Under the proposals, insurance firms that own banks will also face a new set of capital standards. Details on capital requirements for the two types of insurers overseen by the Fed have yet to be determined.
The proposals, which have been five years in the making, seek to force the companies to have enough capital on hand to ward off excessive borrowing or insolvency and prevent a repeat of the 2008 financial crisis.
AIG and Prudential have been deemed “too big to fail” because of the outsized threat they pose to financial stability.
For them, the Fed proposes a consolidated approach with firms’ assets and liabilities categorized into segments based on potential risk with those that pose a higher threat requiring more capital against them.

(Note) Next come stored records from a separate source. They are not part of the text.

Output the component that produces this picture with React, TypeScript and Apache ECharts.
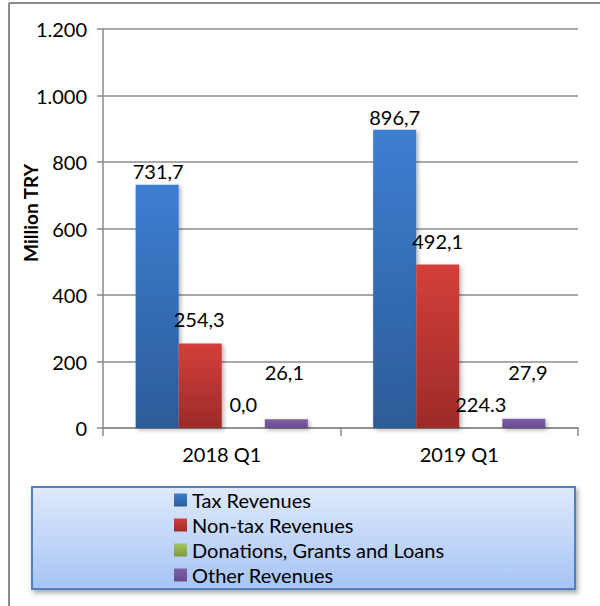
import React, { useEffect, useRef } from "react";
import * as echarts from "echarts";

const categories = ["2018 Q1", "2019 Q1"];
const seriesNames = ["Tax Revenues", "Non-tax Revenues", "Donations, Grants and Loans", "Other Revenues"];
const taxRevenues = [731.7, 896.7];
const nonTaxRevenues = [254.3, 492.1];
const donations = [0, 0];
const otherRevenues = [26.1, 27.9];
const labelTexts = [
  ["731,7", "896,7"],
  ["254,3", "492,1"],
  ["0,0", "224.3"],
  ["26,1", "27,9"],
];
const yTicks = [0, 200, 400, 600, 800, 1000, 1200];

const labelOffsets = [
  [[1, 1], [0, 2]],
  [[-1, -9], [0, -8]],
  [[0, -9], [0, -9]],
  [[-2, -32], [4, -32]],
];

const colors = [
  ["#3d7ed2", "#2c5c98"],
  ["#d43f3b", "#9d2b28"],
  ["#a4c45c", "#7f9a3f"],
  ["#7f60a8", "#674b8e"],
];

const FONT = "Lato";
const FS = 20;

export default function App() {
  const ref = useRef<HTMLDivElement>(null);
  useEffect(() => {
    if (!ref.current) return;
    const chart = echarts.init(ref.current, null, { renderer: "svg" });
    const values = [taxRevenues, nonTaxRevenues, donations, otherRevenues];
    const fmt = (v: number) => {
      const s = String(Math.round(v));
      return s.replace(/\B(?=(\d{3})+(?!\d))/g, ".");
    };
    chart.setOption({
      animation: false,
      backgroundColor: "#ffffff",
      textStyle: { fontFamily: FONT },
      grid: { left: 103, right: 22, top: 29, bottom: 178, containLabel: false },
      xAxis: {
        type: "category",
        data: categories,
        axisLine: { lineStyle: { color: "#888888", width: 1.5 } },
        axisTick: { show: true, length: 8, lineStyle: { color: "#888888", width: 1.5 } },
        axisLabel: { color: "#000", fontSize: FS, fontFamily: FONT, margin: 16 },
      },
      yAxis: {
        type: "value",
        min: 0,
        max: 1200,
        interval: 200,
        axisLine: { show: true, lineStyle: { color: "#888888", width: 1.5 } },
        axisTick: { show: true, length: 6, lineStyle: { color: "#888888", width: 1.5 } },
        axisLabel: { color: "#000", fontSize: FS, fontFamily: FONT, margin: 16, formatter: (v: number) => (yTicks.includes(v) ? fmt(v) : "") },
        splitLine: { show: true, lineStyle: { color: "#8c8c8c", width: 1.5 } },
      },
      legend: {
        orient: "vertical",
        left: 174,
        top: 490,
        padding: 0,
        itemWidth: 13,
        itemHeight: 13,
        itemGap: 5,
        icon: "rect",
        textStyle: { fontSize: FS, lineHeight: 20, color: "#000", fontFamily: FONT },
        data: seriesNames,
        z: 10,
      },
      graphic: [
        { type: "line", shape: { x1: 9, y1: 3, x2: 600, y2: 3 }, style: { stroke: "#8c8c8c", lineWidth: 2 }, z: 1 },
        { type: "line", shape: { x1: 9, y1: 3, x2: 9, y2: 606 }, style: { stroke: "#8c8c8c", lineWidth: 2 }, z: 1 },
        {
          type: "rect",
          shape: { x: 32, y: 487, width: 543, height: 102 },
          style: {
            fill: new echarts.graphic.LinearGradient(0, 0, 0, 1, [
              { offset: 0, color: "#dfe9fb" },
              { offset: 1, color: "#a6c4f5" },
            ]),
            stroke: "#4f81bd",
            lineWidth: 2,
            shadowBlur: 5,
            shadowOffsetX: 2,
            shadowOffsetY: 3,
            shadowColor: "rgba(0,0,0,0.35)",
          },
          z: 1,
        },
        {
          type: "text",
          x: 30,
          y: 213,
          rotation: Math.PI / 2,
          style: { text: "Million TRY", font: `bold 19px ${FONT}`, fill: "#000", align: "center", verticalAlign: "middle" },
          z: 5,
        },
      ],
      series: seriesNames.map((name, si) => ({
        name,
        type: "bar",
        barGap: "0%",
        barCategoryGap: "27.5%",
        itemStyle: {
          color: new echarts.graphic.LinearGradient(0, 0, 0, 1, [
            { offset: 0, color: colors[si][0] },
            { offset: 1, color: colors[si][1] },
          ]),
          shadowBlur: 4,
          shadowOffsetX: 2,
          shadowOffsetY: 2,
          shadowColor: "rgba(0,0,0,0.3)",
        },
        data: values[si].map((v, i) => ({
          value: v,
          label: {
            show: true,
            position: "top",
            distance: 5,
            offset: labelOffsets[si][i],
            formatter: labelTexts[si][i],
            color: "#000",
            fontSize: FS,
            fontFamily: FONT,
          },
        })),
      })),
    });
    return () => chart.dispose();
  }, []);
  return <div ref={ref} style={{ position: "fixed", left: 0, top: 0, width: 600, height: 606 }} />;
}
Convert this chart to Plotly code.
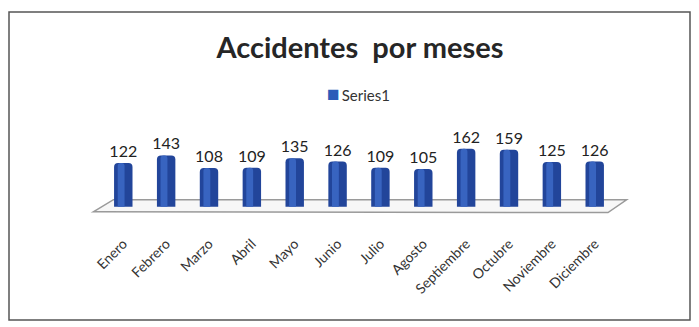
import plotly.graph_objects as go

# Monthly accident counts
meses = ["Enero", "Febrero", "Marzo", "Abril", "Mayo", "Junio",
         "Julio", "Agosto", "Septiembre", "Octubre", "Noviembre", "Diciembre"]
accidentes = [122, 143, 108, 109, 135, 126, 109, 105, 162, 159, 125, 126]
serie = "Series1"

W, H = 699, 327
X_RANGE = [-0.8, 11.8]
Y_RANGE = [-20, 200]
L, R, T, B = 89, 70, 135, 113
BLUE = "#22459a"

fig = go.Figure()

# main cylinder body
fig.add_trace(go.Bar(
    x=list(range(len(meses))), y=accidentes, name=serie,
    width=0.43, marker=dict(color=BLUE, cornerradius=4, line=dict(width=0)),
    text=[str(v) for v in accidentes], textposition="outside", constraintext="none",
    textfont=dict(size=16, color="#222222", family="Lato"),
    cliponaxis=False, showlegend=False,
))
# lighter highlight strip on each cylinder
fig.add_trace(go.Bar(
    x=list(range(len(meses))), y=accidentes, showlegend=False, hoverinfo="skip",
    width=0.16, offset=-0.13, marker=dict(color="#3864c0", cornerradius=3, line=dict(width=0)),
))

fig.update_layout(
    width=W, height=H, barmode="overlay",
    margin=dict(l=L, r=R, t=T, b=B),
    paper_bgcolor="white", plot_bgcolor="white",
    title=dict(text="<b>Accidentes  por meses</b>", x=360 / W, xanchor="center",
               y=1 - 48 / H, yanchor="middle", yref="container",
               font=dict(family="Lato", size=29, color="#262626")),
    showlegend=False,
    xaxis=dict(range=X_RANGE, tickmode="array", tickvals=list(range(len(meses))),
               ticktext=meses, tickangle=-45, showgrid=False, zeroline=False,
               showline=False, ticks="", ticklabelstandoff=18,
               tickfont=dict(family="Lato", size=14, color="#333333")),
    yaxis=dict(range=Y_RANGE, visible=False, showgrid=False, zeroline=False),
)

# series key: blue square + series name
fig.add_annotation(text=(f"<span style='color:#2a5cb8;font-size:21px'>■</span>"
                         f"<span style='font-size:8px'> </span>{serie}"),
                   xref="paper", yref="paper", showarrow=False,
                   x=(325 - L) / (W - L - R), xanchor="left",
                   y=(H - B - 92) / (H - T - B), yanchor="middle",
                   font=dict(family="Lato", size=15, color="#333333"))

# 3D floor under the cylinders
floor = "M -0.70 -14 L -0.23 20 L 11.75 20 L 11.31 -16 Z"
fig.add_shape(type="path", path=floor, xref="x", yref="y",
              line=dict(color="#9a9a9a", width=1.5), fillcolor="rgba(240,240,240,0.5)",
              layer="below")

# outer chart frame
pw, ph = W - L - R, H - T - B
def px(x):
    return (x - L) / pw
def py(y):
    return (H - B - y) / ph
fig.add_shape(type="rect", xref="paper", yref="paper",
              x0=px(9), x1=px(690), y0=py(320), y1=py(12),
              line=dict(color="#555555", width=1.5), fillcolor="rgba(0,0,0,0)")

fig.write_html("out.html")
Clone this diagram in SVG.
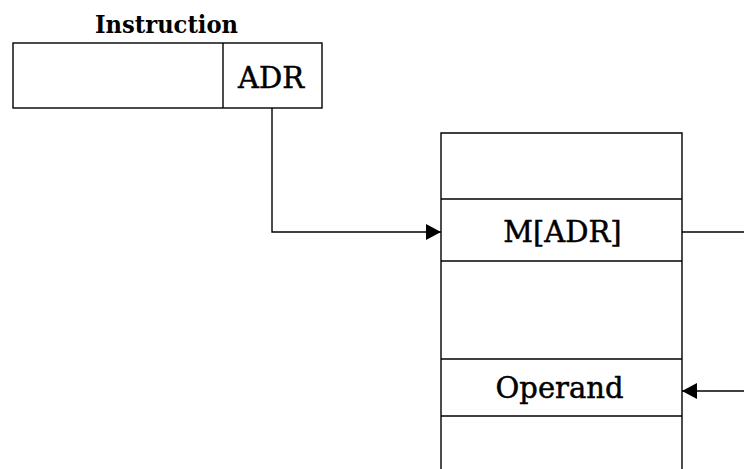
<svg xmlns="http://www.w3.org/2000/svg" width="744" height="469" viewBox="0 0 744 469">
<style>
.box{fill:#fff;stroke:#000;stroke-width:1.4}
.ln{fill:none;stroke:#000;stroke-width:1.4}
.t{font-family:"DejaVu Serif","Liberation Serif",serif;font-size:29px;fill:#000;stroke:#000;stroke-width:0.5;text-anchor:middle}
.b{font-family:"DejaVu Serif","Liberation Serif",serif;font-size:24px;font-weight:bold;fill:#000;text-anchor:middle}
</style>
<defs>
<marker id="arr" markerUnits="userSpaceOnUse" markerWidth="16" markerHeight="16" refX="15" refY="8" orient="auto">
<path d="M0,0 L15,8 L0,16 Z" fill="#000"/>
</marker>
</defs>
<g id="instruction">
<text class="b" x="166.5" y="33" textLength="143" lengthAdjust="spacingAndGlyphs">Instruction</text>
<rect class="box" x="13" y="43" width="309" height="65"/>
<line class="ln" x1="223" y1="43" x2="223" y2="108"/>
<text class="t" x="271" y="88">ADR</text>
</g>
<g id="memory">
<path class="ln" d="M441,469 V133 H682 V469"/>
<line class="ln" x1="441" y1="199" x2="682" y2="199"/>
<line class="ln" x1="441" y1="261" x2="682" y2="261"/>
<line class="ln" x1="441" y1="359" x2="682" y2="359"/>
<line class="ln" x1="441" y1="416" x2="682" y2="416"/>
<text class="t" x="562.5" y="242">M[ADR]</text>
<text class="t" x="559.5" y="398">Operand</text>
</g>
<g id="connectors">
<path class="ln" d="M272,108 V232 H441" marker-end="url(#arr)"/>
<path class="ln" d="M682,232 H744"/>
<path class="ln" d="M744,391 H682" marker-end="url(#arr)"/>
</g>
</svg>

Under a separate proposal, they would also have to comply with new corporate governance and risk-management standards including undergoing regular liquidity stress testing, providing comprehensive cash flow projections and developing contingency funding plans should there be a liquidity crunch.
They would also need to maintain a 90-day liquidity cash buffer. Both companies’ stocks were little changed following the release of the proposals. AIG did not immediately respond to a request for comment.
A Prudential spokesman said in a statement: “We view this as a positive step forward that recognizes the underlying economics of our businesses.”
As insurance companies that own banks are generally less complex and have fewer international activities, the Fed plans a “building block” approach in which they would aggregate the capital across a firm’s different units to calculate a single requirement.
The proposed two-tier framework for the separate types of firms “reflects the different risks they pose to the safety and soundness of depository institutions and to the financial system more generally,” Fed Governor Daniel Tarullo said in a statement.
He added that the central bank had adopted such an approach to avoid unnecessary compliance costs on those who pose the least risk.
The Fed currently oversees roughly one quarter of the $8 trillion U.S. insurance industry.
MetLife Inc, the largest U.S. life insurer, was previously categorized as systemically important, but a federal judge struck down that designation in March. The U.S. government has appealed.
There is no currently defined timeline for when the Fed expects the proposals will be finalized, Federal Reserve officials said. The next step in the rulemaking process for both proposals is a period for public comment until Aug. 2.